Effect of initial water content and dry density on the self-healing of desiccation cracks in compacted hipparion red clay

Abstract

The self-healing of desiccation cracks in compacted clayey soils is important for mechanism revelation of cracking behavior in compacted soils. Although the crack self-healing behavior has been found, the influence of soil physical indices on it is still unclear, especially initial water content and dry density of specimen. This study aims to identify and evaluate the effect of initial water content and dry density on self-healing of desiccation cracks. Firstly, a series of desiccation tests were conducted on compacted Hipparion red clay specimens under different initial conditions.
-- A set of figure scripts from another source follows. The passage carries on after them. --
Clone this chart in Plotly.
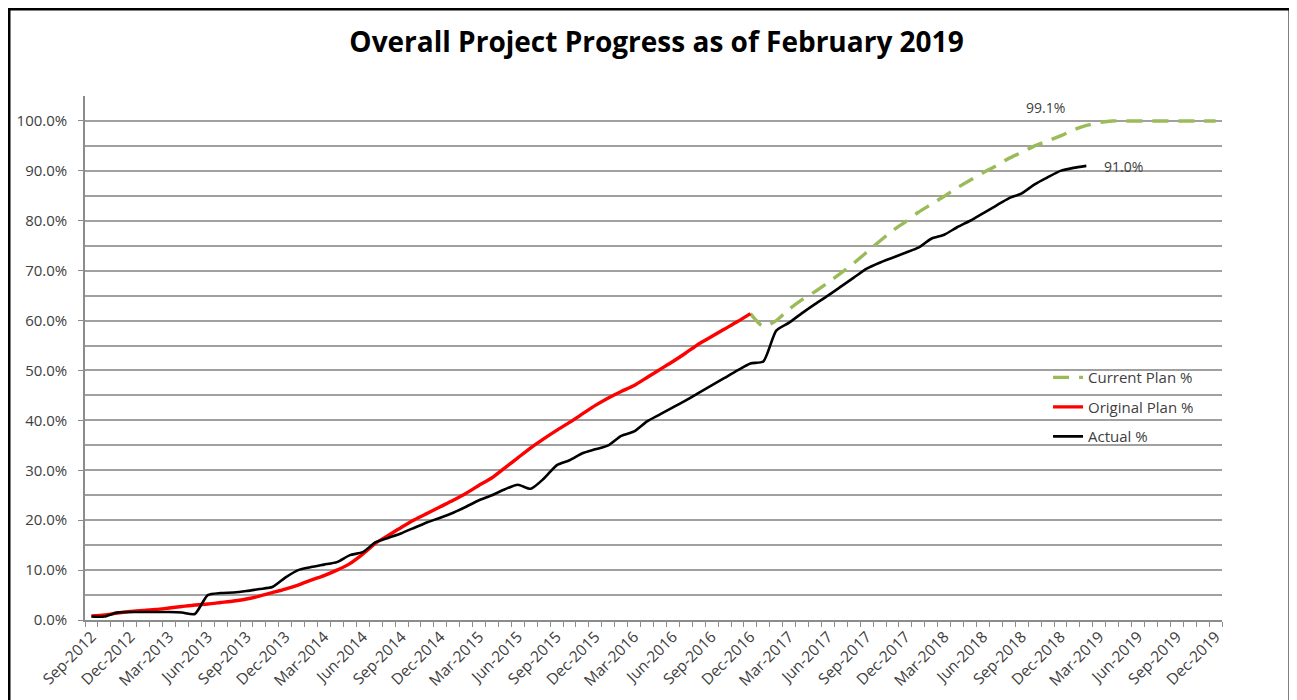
import plotly.graph_objects as go
import pandas as pd

# ---- categories (monthly) ----
months = list(pd.date_range("2012-09-01", "2019-12-01", freq="MS").strftime("%b-%Y"))

tick_labels = ["Sep-2012", "Dec-2012", "Mar-2013", "Jun-2013", "Sep-2013", "Dec-2013",
               "Mar-2014", "Jun-2014", "Sep-2014", "Dec-2014", "Mar-2015", "Jun-2015",
               "Sep-2015", "Dec-2015", "Mar-2016", "Jun-2016", "Sep-2016", "Dec-2016",
               "Mar-2017", "Jun-2017", "Sep-2017", "Dec-2017", "Mar-2018", "Jun-2018",
               "Sep-2018", "Dec-2018", "Mar-2019", "Jun-2019", "Sep-2019", "Dec-2019"]

# ---- series values (%) ----
original_plan = [0.8, 1.0, 1.4, 1.7, 1.9, 2.1, 2.4, 2.7, 3.0, 3.2,
                 3.5, 3.8, 4.2, 4.8, 5.5, 6.2, 7.0, 8.0, 8.9, 10.0,
                 11.3, 13.2, 15.4, 17.0, 18.6, 20.1, 21.4, 22.7, 24.0, 25.4,
                 27.0, 28.5, 30.5, 32.5, 34.5, 36.3, 38.0, 39.6, 41.3, 43.0,
                 44.5, 45.8, 47.0, 48.6, 50.2, 51.8, 53.5, 55.3, 56.8, 58.3,
                 59.8, 61.4]

actual = [0.7, 0.7, 1.5, 1.6, 1.6, 1.6, 1.6, 1.5, 1.2, 5.0,
          5.4, 5.5, 5.8, 6.2, 6.6, 8.5, 10.0, 10.6, 11.1, 11.6,
          13.0, 13.6, 15.6, 16.5, 17.4, 18.5, 19.6, 20.5, 21.5, 22.7,
          24.0, 25.0, 26.2, 27.1, 26.3, 28.3, 31.0, 32.0, 33.4, 34.2,
          35.0, 36.9, 37.8, 39.8, 41.2, 42.6, 44.0, 45.5, 47.0, 48.5,
          50.0, 51.4, 51.8, 58.0, 59.6, 61.5, 63.3, 65.0, 66.8, 68.6,
          70.4, 71.6, 72.6, 73.6, 74.6, 76.4, 77.2, 78.7, 80.0, 81.5,
          83.0, 84.5, 85.5, 87.3, 88.7, 90.0, 90.6, 91.0]

current_plan = [61.4, 58.8, 60.0, 62.3, 64.2, 65.8, 67.6, 69.5, 71.5, 73.7,
                75.9, 78.0, 79.8, 81.7, 83.3, 84.9, 86.6, 88.1, 89.6, 91.0,
                92.5, 93.7, 95.0, 96.0, 97.0, 98.2, 99.1, 99.7, 100.0, 100.0,
                100.0, 100.0, 100.0, 100.0, 100.0, 100.0, 100.0]

current_start = 51  # index of Dec-2016 in months
label_month = "Feb-2019"

title_text = "Overall Project Progress as of February 2019"

FONT = "Open Sans"
TXT = "#404040"

fig = go.Figure()

fig.add_trace(go.Scatter(
    x=months[current_start:current_start + len(current_plan)], y=current_plan,
    mode="lines", name="Current Plan %", legendgroup="g1",
    line=dict(color="#9BBB59", width=3.4, dash="16px,10px", shape="spline", smoothing=0.6)))

fig.add_trace(go.Scatter(
    x=months[:len(original_plan)], y=original_plan,
    mode="lines", name="Original Plan %", legendgroup="g2",
    line=dict(color="#FF0000", width=3.4, shape="spline", smoothing=0.6)))

fig.add_trace(go.Scatter(
    x=months[:len(actual)], y=actual,
    mode="lines", name="Actual %", legendgroup="g3",
    line=dict(color="#000000", width=2.6, shape="spline", smoothing=0.6)))

# data labels
cp_val = current_plan[months.index(label_month) - current_start]
act_val = actual[months.index(label_month)]
fig.add_annotation(x=label_month, y=cp_val, text=f"{cp_val:.1f}%", showarrow=False,
                   xshift=-41, yshift=18, font=dict(family=FONT, size=14, color=TXT))
fig.add_annotation(x=label_month, y=act_val, text=f"{act_val:.1f}%", showarrow=False,
                   xanchor="left", xshift=16, yshift=-1,
                   font=dict(family=FONT, size=14, color=TXT))

# outer black border of the chart picture (page coords -> plot-area paper coords)
fig.add_shape(type="rect", xref="paper", yref="paper",
              x0=(9 - 85) / 1137, x1=(1290 - 85) / 1137,
              y0=-0.3, y1=(620 - 9) / 524,
              line=dict(color="black", width=3), fillcolor="rgba(0,0,0,0)", layer="above")

ticktext = [m if m in tick_labels else "" for m in months]

fig.update_layout(
    width=1297, height=700,
    margin=dict(l=77, r=83, t=88, b=88, autoexpand=False),
    paper_bgcolor="white", plot_bgcolor="white",
    title=dict(text=f"<b>{title_text}</b>", x=0.5, xref="container", xanchor="center",
               y=1 - 34 / 700, yref="container", yanchor="middle",
               font=dict(family=FONT, size=28, color="black")),
    showlegend=True,
    legend=dict(x=0.847, y=0.494, xanchor="left", yanchor="top",
                bgcolor="rgba(0,0,0,0)", tracegroupgap=7,
                font=dict(family=FONT, size=15, color=TXT)),
    xaxis=dict(type="category", categoryorder="array", categoryarray=months,
               range=[-0.5, len(months) - 0.5], automargin=False,
               tickmode="array", tickvals=months, ticktext=ticktext,
               tickson="boundaries", ticks="outside", ticklen=5, tickcolor="#8c8c8c",
               tickangle=-45, showgrid=False,
               showline=True, linecolor="#8c8c8c", linewidth=1.5,
               tickfont=dict(family=FONT, size=15.5, color=TXT)),
    yaxis=dict(range=[0, 105], tick0=0, dtick=10, ticksuffix="%", tickformat=".1f",
               automargin=False,
               showgrid=True, gridcolor="#a0a0a0", gridwidth=1.6,
               ticks="outside", ticklen=5, tickcolor="#8c8c8c", ticklabelstandoff=8,
               showline=True, linecolor="#8c8c8c", linewidth=1.5,
               zeroline=False,
               minor=dict(dtick=5, tick0=0, showgrid=True, gridcolor="#a0a0a0", gridwidth=1.6),
               tickfont=dict(family=FONT, size=15, color=TXT)),
)

fig.write_html("out.html")
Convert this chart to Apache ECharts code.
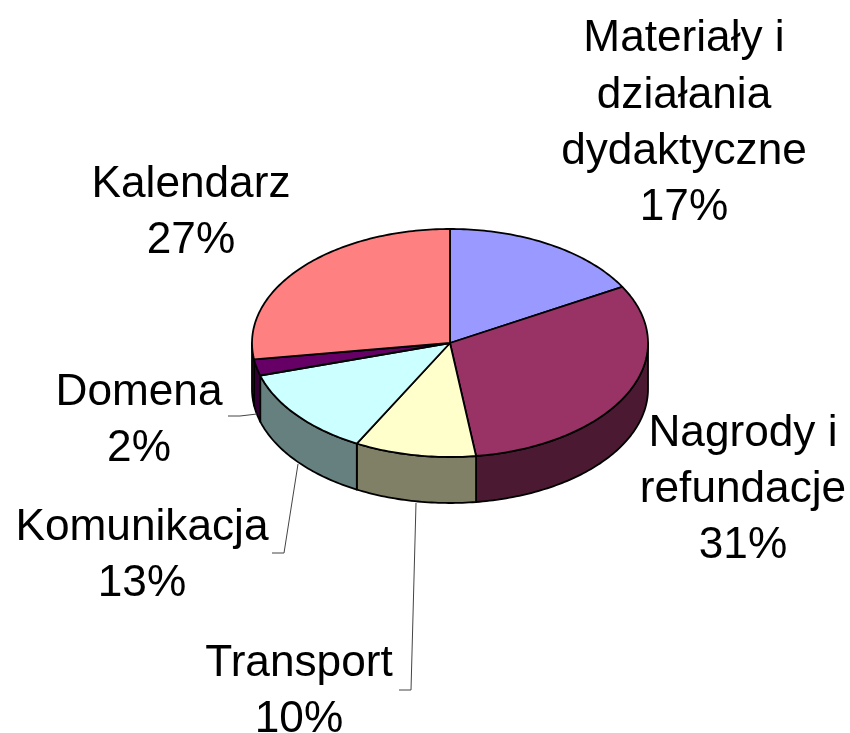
<!DOCTYPE html>
<html><head><meta charset="utf-8">
<style>html,body{margin:0;padding:0;background:#fff}#c{width:850px;height:733px}</style>
<script src="https://cdn.jsdelivr.net/npm/echarts@6/dist/echarts.min.js"></script>
</head><body><div id="c"></div>
<script>
const categories = ['Materiały i\ndziałania\ndydaktyczne','Nagrody i\nrefundacje','Transport','Komunikacja','Domena','Kalendarz'];
const shareValues = [16.8, 31.1, 9.9, 12.6, 2.3, 27.3];
const topColors = ['#9999FF','#993366','#FFFFCC','#CCFFFF','#660066','#FF8080'];
const wallColors = ['#4C4C80','#4C1933','#808066','#668080','#330033','#804040'];
const labelCenters = [[684,123.5],[743,490],[299,692],[142,556],[139,421],[191,213]];
const leaders = [null,null,[[399,690],[411,690],[416,503]],[[272,553],[284,553],[298,464]],[[228,416],[240,416],[257,414]],null];
const pie = {cx:450, cy:343, rx:198, ry:114, depth:46};
const total = shareValues.reduce((a,b)=>a+b,0);
const pt = (deg,dy)=>{const r=deg*Math.PI/180;return [pie.cx+pie.rx*Math.sin(r), pie.cy-pie.ry*Math.cos(r)+(dy||0)];};
function arc(a0,a1,dy){const n=Math.max(2,Math.ceil(Math.abs(a1-a0)));const out=[];for(let k=0;k<=n;k++)out.push(pt(a0+(a1-a0)*k/n,dy));return out;}
function renderItem(params,api){
  const i=params.dataIndex;
  let before=0;for(let k=0;k<i;k++)before+=shareValues[k];
  const v=api.value(0);
  const a0=before/total*360,a1=(before+v)/total*360;
  const children=[];
  const f0=Math.max(a0,90),f1=Math.min(a1,270);
  if(f1>f0){
    children.push({type:'polygon',z2:1,shape:{points:arc(f0,f1,0).concat(arc(f1,f0,pie.depth))},
      style:{fill:wallColors[i],stroke:'#000',lineWidth:1.8,lineJoin:'round'}});
  }
  children.push({type:'polygon',z2:2,shape:{points:[[pie.cx,pie.cy]].concat(arc(a0,a1,0))},
    style:{fill:topColors[i],stroke:'#000',lineWidth:1.8,lineJoin:'round'}});
  if(leaders[i]) children.push({type:'polyline',z2:3,shape:{points:leaders[i]},style:{fill:null,stroke:'#444',lineWidth:1}});
  children.push({type:'text',z2:4,x:labelCenters[i][0],y:labelCenters[i][1],
    style:{text:categories[i]+'\n'+Math.round(v/total*100)+'%',fill:'#000',align:'center',verticalAlign:'middle',
      font:'44.2px "Liberation Sans", Arial, sans-serif',lineHeight:56.3}});
  return {type:'group',children};
}
const chart=echarts.init(document.getElementById('c'),null,{renderer:'canvas'});
chart.setOption({animation:false,backgroundColor:'#fff',
  series:[{type:'custom',coordinateSystem:'none',silent:true,clip:false,renderItem,
    data:shareValues.map((v,i)=>({name:categories[i],value:[v]}))}]});
</script></body></html>
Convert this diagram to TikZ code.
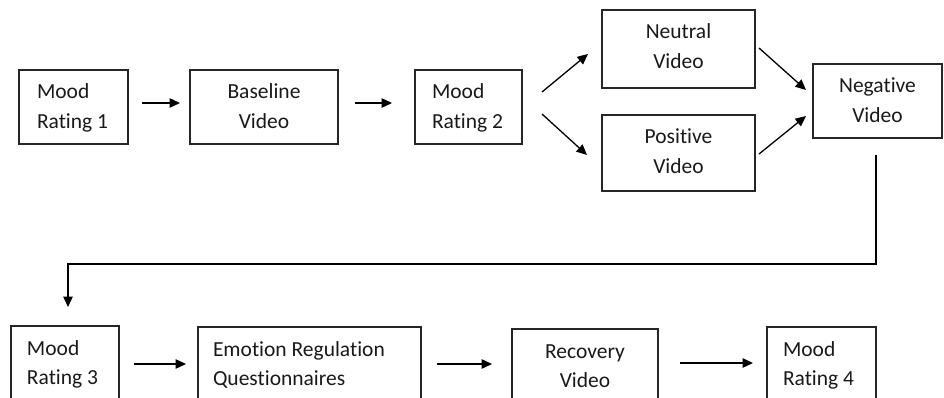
\documentclass[tikz,border=0pt]{standalone}
\usepackage{fontspec}
\setmainfont[Ligatures=NoCommon]{Carlito}
\usetikzlibrary{arrows.meta,calc}

% box contents, text set from the top: width, height, [left padding,] text
\newcommand{\lbox}[4]{\parbox[c][#2][t]{#1}{\raggedright\leftskip=#3\rule{0pt}{29pt}#4}}
\newcommand{\cbox}[3]{\parbox[c][#2][t]{#1}{\centering\rule{0pt}{29pt}#3}}

\tikzset{
  stepbox/.style={draw=black!85, line width=1.1pt, rectangle, inner sep=0pt, outer sep=0pt,
    text=black!90, font=\fontsize{21.5}{29.5}\selectfont},
  arr/.style={draw=black, line width=1.3pt, -{Triangle[length=10.5pt,width=9.5pt]}}
}

\begin{document}
\begin{tikzpicture}[x=1pt,y=-1pt]
\useasboundingbox (0,0) rectangle (944,398);
\clip (0,0) rectangle (944,398);

% first row
\node[stepbox] (mr1) at (73.5,107) {\lbox{109pt}{74pt}{18pt}{Mood\\Rating 1}};
\node[stepbox] (base) at (264,107) {\cbox{148pt}{74pt}{Baseline\\Video}};
\node[stepbox] (mr2) at (468.5,107) {\lbox{107pt}{74pt}{17pt}{Mood\\Rating 2}};
\node[stepbox] (neu) at (678.5,49) {\cbox{153pt}{78pt}{Neutral\\Video}};
\node[stepbox] (pos) at (678.5,153) {\cbox{153pt}{76pt}{Positive\\Video}};
\node[stepbox] (neg) at (877.5,101) {\cbox{129pt}{74pt}{Negative\\Video}};

% second row
\node[stepbox] (mr3) at (65,363) {\lbox{108pt}{74pt}{16pt}{Mood\\Rating 3}};
\node[stepbox] (er) at (309.5,364) {\lbox{223pt}{74pt}{15pt}{Emotion Regulation\\Questionnaires}};
\node[stepbox] (rec) at (585,366) {\cbox{146pt}{74pt}{Recovery\\Video}};
\node[stepbox] (mr4) at (821.5,364) {\lbox{109pt}{74pt}{16pt}{Mood\\Rating 4}};

% connectors, first row
\draw[arr, shorten <=14pt, shorten >=10pt] ([yshift=4pt]mr1.east) -- ([yshift=4pt]base.west);
\draw[arr, shorten <=17pt, shorten >=23pt] ([yshift=4pt]base.east) -- ([yshift=4pt]mr2.west);
\draw[arr] ($(mr2.east)+(20,-15)$) -- ($(neu.west)+(-14,5)$);
\draw[arr] ($(mr2.east)+(20,7)$) -- ($(pos.west)+(-15,2)$);
\draw[arr] ($(neu.east)+(4,-1)$) -- ($(neg.west)+(-7,-11)$);
\draw[arr] ($(pos.east)+(4,1)$) -- ($(neg.west)+(-7,15)$);

% return line to the second row
\draw[arr, shorten <=17pt, shorten >=19pt] ([xshift=-1.5pt]neg.south) -- ++(0,126) -| ([xshift=3pt]mr3.north);

% connectors, second row
\draw[arr, shorten <=15pt, shorten >=12pt] ([yshift=-1pt]mr3.east) -- (er.west);
\draw[arr, shorten <=16pt, shorten >=20pt] (er.east) -- ([yshift=2pt]rec.west);
\draw[arr, shorten <=22pt, shorten >=14pt] ([yshift=3pt]rec.east) -- ([yshift=1pt]mr4.west);
\end{tikzpicture}
\end{document}
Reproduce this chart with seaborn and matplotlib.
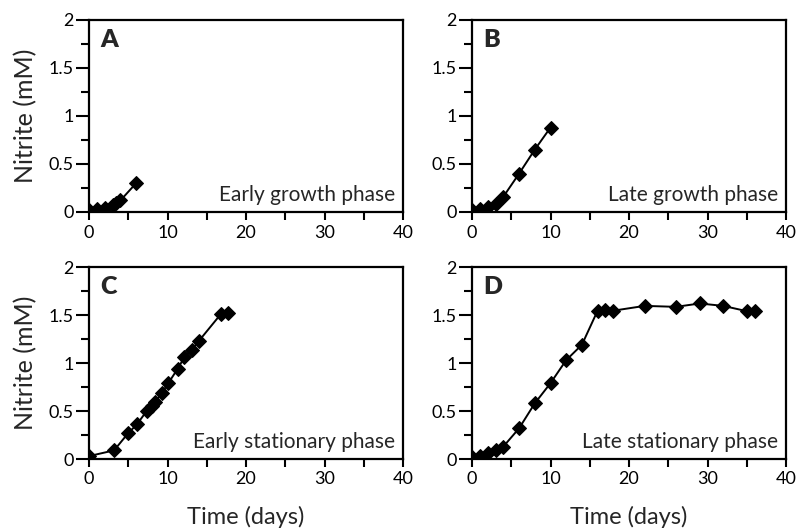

Secondly, the two-dimensional morphology of desiccation cracks and strain field changes on specimen surface were examined using the pore and crack analysis system and digital image correlation techniques. The result shows that the desiccation cracks on specimen surface exhibits self-healing behavior during drying. Based on the observed crack self-healing behavior, the desiccation cracking of compacted Hipparion red clay undergoes four stages including initiation, development, self-healing, and stabilization. During the self-healing stage, the critical water content for occurrence of crack self-healing and the crack self-healing amount referring to the crack ratio reduction from peak value to the stable value, are dry density dependent and water content dependent variables. In particular, the higher the initial water content and the lower the dry density of compacted specimen are, the larger the crack self-healing amount is. This crack self-healing difference in specimen with different initial conditions is caused by the vertical anisotropic shrinkage of substrate soil below non-propagating cracks due to its pore structure difference. This study provides a new perspective on the mechanism of desiccation crack in clayey soils affected by initial conditions.